An open-pit gold mining operation planned near the Northern Zone town of Las Crucitas has been set back – if not terminated – by the Constitutional Chamber of the Supreme Court (Sala IV), which effectively annulled the mining company’s concession last week.
The court ruled Dec. 5 to uphold a 2004 ruling that found the mining concession awarded to the company Industrias Infinito in 2001 is invalid because the mining company had not yet submitted environmental-impact studies for the project when it received the concession. The Environment and Energy Ministry (MINAE) did not approve the studies until 2005 (TT, Sept. 2, 2005).
Industrias Infinito, the Costa Rican division of the Canadian-based international mining company Vannessa Ventures, has argued that the environmental-impact studies were not required to receive the mining concession when they applied. Sala IV justices rejected this argument, however.

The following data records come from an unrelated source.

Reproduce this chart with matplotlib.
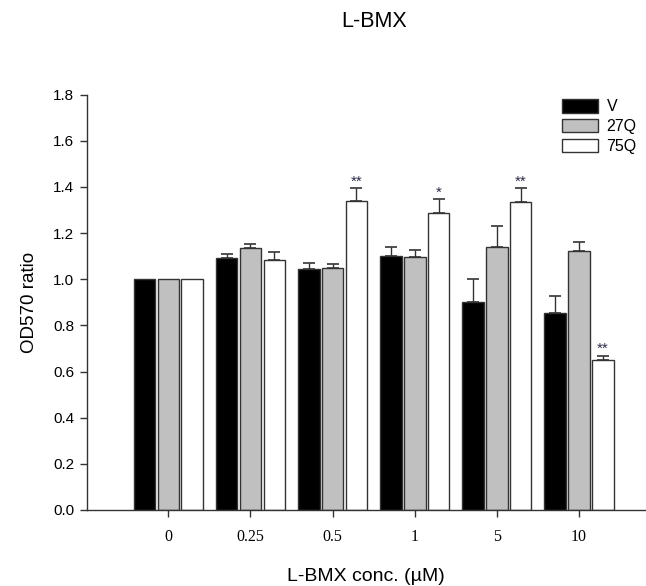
import matplotlib
matplotlib.use("Agg")
import matplotlib.pyplot as plt
import numpy as np

plt.rcParams['font.family'] = ['Liberation Sans', 'DejaVu Sans']

categories = ["0", "0.25", "0.5", "1", "5", "10"]
series_names = ["V", "27Q", "75Q"]
v_vals = [1.00, 1.092, 1.043, 1.102, 0.902, 0.854]
q27_vals = [1.00, 1.133, 1.048, 1.097, 1.139, 1.123]
q75_vals = [1.00, 1.081, 1.339, 1.287, 1.333, 0.652]
v_err = [0.0, 0.019, 0.026, 0.038, 0.098, 0.072]
q27_err = [0.0, 0.021, 0.017, 0.031, 0.090, 0.036]
q75_err = [0.0, 0.036, 0.054, 0.059, 0.060, 0.015]
q75_marks = ["", "", "**", "*", "**", "**"]

colors = ["#000000", "#c0c0c0", "#ffffff"]

fig = plt.figure(figsize=(6.46, 5.86), dpi=100)
ax = fig.add_axes([0.134, 0.1297, 0.866, 0.709])

x = np.arange(len(categories))
offset = 0.29
width = 0.262
all_vals = [v_vals, q27_vals, q75_vals]
all_errs = [v_err, q27_err, q75_err]
for i, (vals, errs, c, name) in enumerate(zip(all_vals, all_errs, colors, series_names)):
    pos = x + (i - 1) * offset
    ax.bar(pos, vals, width=width, color=c, edgecolor="#333333", linewidth=1.0, label=name, zorder=2)
    vals_a = np.array(vals)
    errs_a = np.array(errs)
    m = errs_a > 0
    ax.errorbar(pos[m], vals_a[m], yerr=[np.zeros(m.sum()), errs_a[m]], fmt='none', ecolor="#333333",
                elinewidth=1.0, capsize=4.2, capthick=1.2, zorder=1)

pos75 = x + offset
for p, v, e, mk in zip(pos75, q75_vals, q75_err, q75_marks):
    if mk:
        ax.annotate(mk, xy=(p, v + e), xytext=(0, 0), textcoords='offset points',
                    ha='center', va='bottom', fontsize=11, color="#2a2a48",
                    family=['Liberation Sans'])

ax.set_xlim(-0.995, 5.815)
ax.set_ylim(0, 1.8)
ax.set_yticks(np.arange(0, 1.81, 0.2))
ax.set_yticklabels([f"{t:.1f}" for t in np.arange(0, 1.81, 0.2)], fontsize=11)
ax.set_xticks(x)
ax.set_xticklabels(categories, fontsize=11.5, family=['Liberation Serif'])
ax.tick_params(axis='both', direction='out', length=5, width=1.0, color="#333333")
ax.tick_params(axis='x', pad=9)
ax.tick_params(axis='y', pad=4)

for s in ['top', 'right']:
    ax.spines[s].set_visible(False)
for s in ['left', 'bottom']:
    ax.spines[s].set_linewidth(1.0)
    ax.spines[s].set_color("#333333")

ax.set_ylabel("OD570 ratio", fontsize=13.5, labelpad=11)
ax.set_xlabel("L-BMX conc. (\u00b5M)", fontsize=14, labelpad=16)
fig.text(0.579, 0.963, "L-BMX", ha='center', va='center', fontsize=15.5)

leg = ax.legend(loc='upper left', bbox_to_anchor=(0.838, 1.004), frameon=False, fontsize=11.5,
                handlelength=2.3, handleheight=0.9, handletextpad=0.5, labelspacing=0.3,
                borderaxespad=0)

fig.savefig("out.png", dpi=100)
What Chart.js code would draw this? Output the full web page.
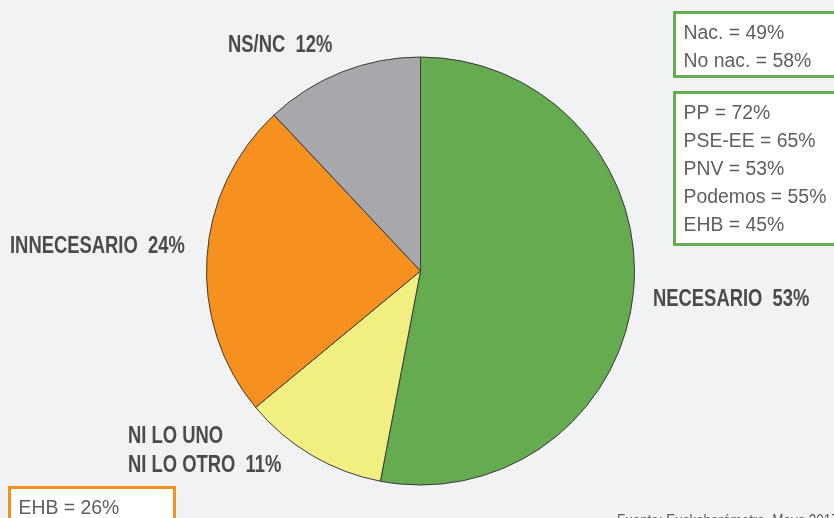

According to company spokesman Andrés Soto, when Industrias Infinito applied for its concession, the law said a company must first have a concession before submitting an environmental-impact study for approval. A decree issued in 2001, after Infinito had applied for the concession, reversed the order of the two permits but excluded companies that were already in the permit process.
“Industrias Infinito has done nothing else but what the law says,” Soto said. He accused the Costa Rican government of “changing the rules of the game” and warned that the ruling will discourage foreign investment.
The company has since filed a request for the Sala IV to review its ruling, alleging errors in the judges’ reasoning, Soto said.
The project, which has been on hold for years, is awaiting the green light to begin construction, which would take a year and a half, he added.
While the company has criticized the ruling, area environmentalists have celebrated it, according to a statement from the Opposition Front against Mining in the Northern Zone. The group says mining in the area violates international treaties such as the Central American Biodiversity Treaty. The mining operation has long been the target of protests, with environmentalists claiming the mine would damage area ecosystems.
Las Crucitas is also one of two mines that were exempted from a 2002 decree by President Abel Pacheco placing a moratorium on all open-pit mining operations.